As for Alt, this season marks the first time he’s been befallen by injury in any significant fashion. A notorious workout maven, it seems possible his earlier DL-stint for an AC joint inflammation led to a kinetic chain trickle-down. UCL sprains are bad news in all forms, but it remains to be seen the severity. A Grade 1 sprain still likely means a month or more off for Diesel Dan, but has a reasonable chance at evading Tommy John. Grade 2 sprains are partial tears of the UCL, which are occasionally treatable with rest and rehab (examples include Masahiro Tanaka and literally nobody else I can think of), but typically result in TJ ultimately. That is grim news for the Angels, who, coincidentally, suffered a far more grievous injury update today.
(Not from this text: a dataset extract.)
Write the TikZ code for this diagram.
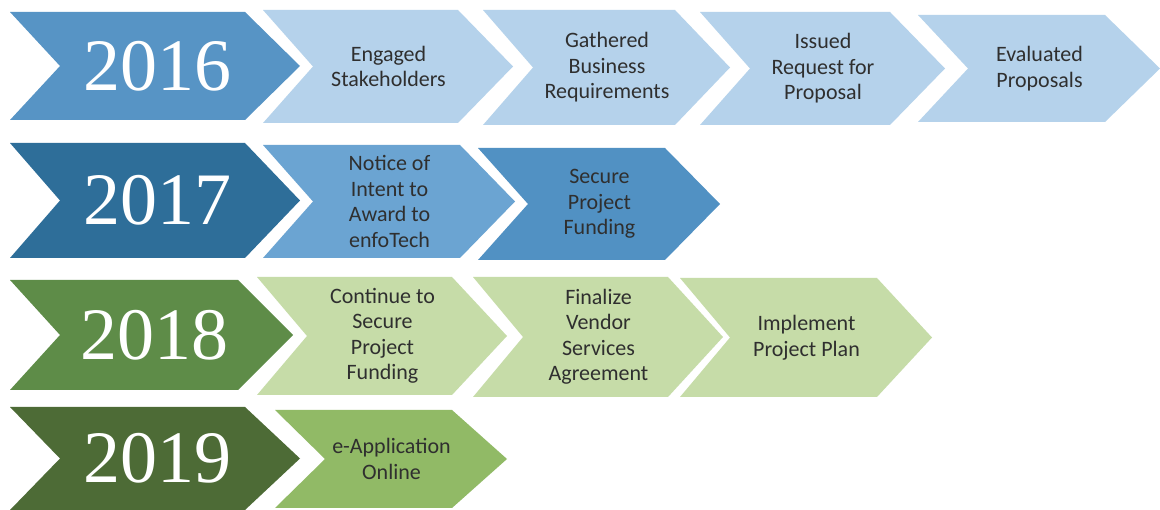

For Seattle, Dan Vogelbach returns to spell Ryon Healy immediately, as Vogey is in this afternoon’s starting lineup. Healy has scuffled a bit of late, while Vogey has dutifully ruined the lives of PCL pitchers to the tune of a .304/.445/.643 line, a 179 wRC+, and a 19.9% BB rate nearly seven percent higher than his K%. As has been the case, Vogey must transition that AAA exceptionalism into MLB mashing since his baserunning and defense will never be his calling card. It’s always good to see him get another chance, since it’s seemingly within his capacity if given the time to work it out.

As for RHP Mike Morin, he’ll be added to the 40-man roster to take the place of the recently DFA’d and released Marc Rzepczynski. Morin was slipped through waivers during Spring Training after being claimed on waivers, and brings a combo strike-throwing and a Fernando Rodney-esque fastball-changeup velocity separation to the table, and a remarkably rough ERA/FIP separation throughout 170.0 MLB innings, all with the Angels. His 4.61 ERA suggests an unworkable skillset for a career reliever, yet his 3.38 FIP is bordering on high-leverage deserving.

With Nick Vincent likely to return in the next week or two, Seattle has the bullpen depth to weather a decent amount of damage, but this is undeniably a blow. The development of Matt Festa, Art Warren, Shawn Armstrong, and Darrin Gillies provides some extra depth, along with the slow return to health of Nick Rumbelow and Ryan Garton. For now it will be Morin.